A search of the Center for Responsive Politics’ OpenSecrets website shows eight PACs with “immigration” in their names:
• Americans Against Illegal Immigration • Americans for Legal Immigration
• United States Immigration PAC
Congressman Tom Tancredo’s (R-CA) Team America PAC is actually the biggest player in the field. They’ve already raised more than half a million dollars in the current election cycle – nearly as much as all the others combined. Still, this is pretty small potatoes by Washington standards – less than $1.4 million in contributions since the 2000 election cycle. Dentists, for instance, raised nearly $20 million over the same period.
The biggest hitters with an interest in immigration are business groups – meat packers, restaurants, farm groups and the like – that employ large numbers of immigrants and would like to see them legal. Likewise, the issue is hot among some labor unions, especially the Service Employees International Union. But all those groups also have dozens of other items on their agenda besides immigration.
All of which makes this issue a fascinating case study for Washington watchers. For once we can’t predict the outcome of a congressional battle simply by checking the campaign and lobby expenditures of both sides. This one’s a true wild card with the two things that DC politicos dread the most: a highly visible, contentious issue that requires them to take a stand one way or the other.
When I took off last spring on a 50-day road trip across US Route 50 to find out what voters were thinking in the wake of the 2004 elections, not a single one of the 55 questions on my questionnaire was about immigration. Yet it came up spontaneously almost everywhere I went – usually when I got to the question about what are the biggest problems facing the country today.
That was especially true in small towns that had meat packing plants nearby. In places like Garden City, Kansas – where one of this week’s marches took place – the flood of immigrants is seen by most of the old-time residents as nothing less than an invasion.

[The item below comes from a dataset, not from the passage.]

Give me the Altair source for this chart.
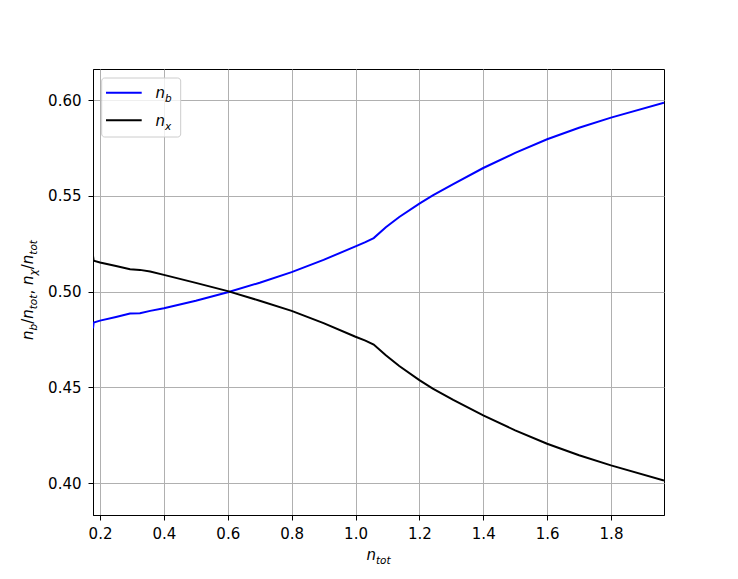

Before Spanish-speaking immigrants started showing up to take the tough and sometimes dangerous low-paying jobs that locals used to do, everybody here spoke English. Most people were more or less in the same boat, or at least felt themselves to be. Now there’s a new language on the streets, new foods in the supermarkets, even new radio stations on the air. The newcomers are speaking Spanish in patches of the country where even English, spoken in the wrong accent, used to be suspect. Add to that the fact that these newcomers put enormous burdens on local school districts, hospitals and social services, and you have the makings of a cultural powder keg.
Helen Trahern, who I met at the Farm Bureau office in Cimarron, Kansas, summed up the views that were typical of her neighbors:
I have no problem with them doing the work. My problem is, if they’re not legal I don’t want to pay for their schooling, their taxes, their medical bills, their everything…. I want them to have to abide by everything we have to abide by. I don’t want to be paying for them and not taking care of our own.
While Helen was a dyed-in-the-wool Republican, I heard almost exactly the same words from Democrats as well who lived in the small towns along Route 50 where the immigrants have arrived en masse.
Washington is full of hot potato issues that members of Congress would rather shunt aside than face full-on. On this one, however, the political insiders are not in control, and the issue shows no signs whatever of leaving center stage.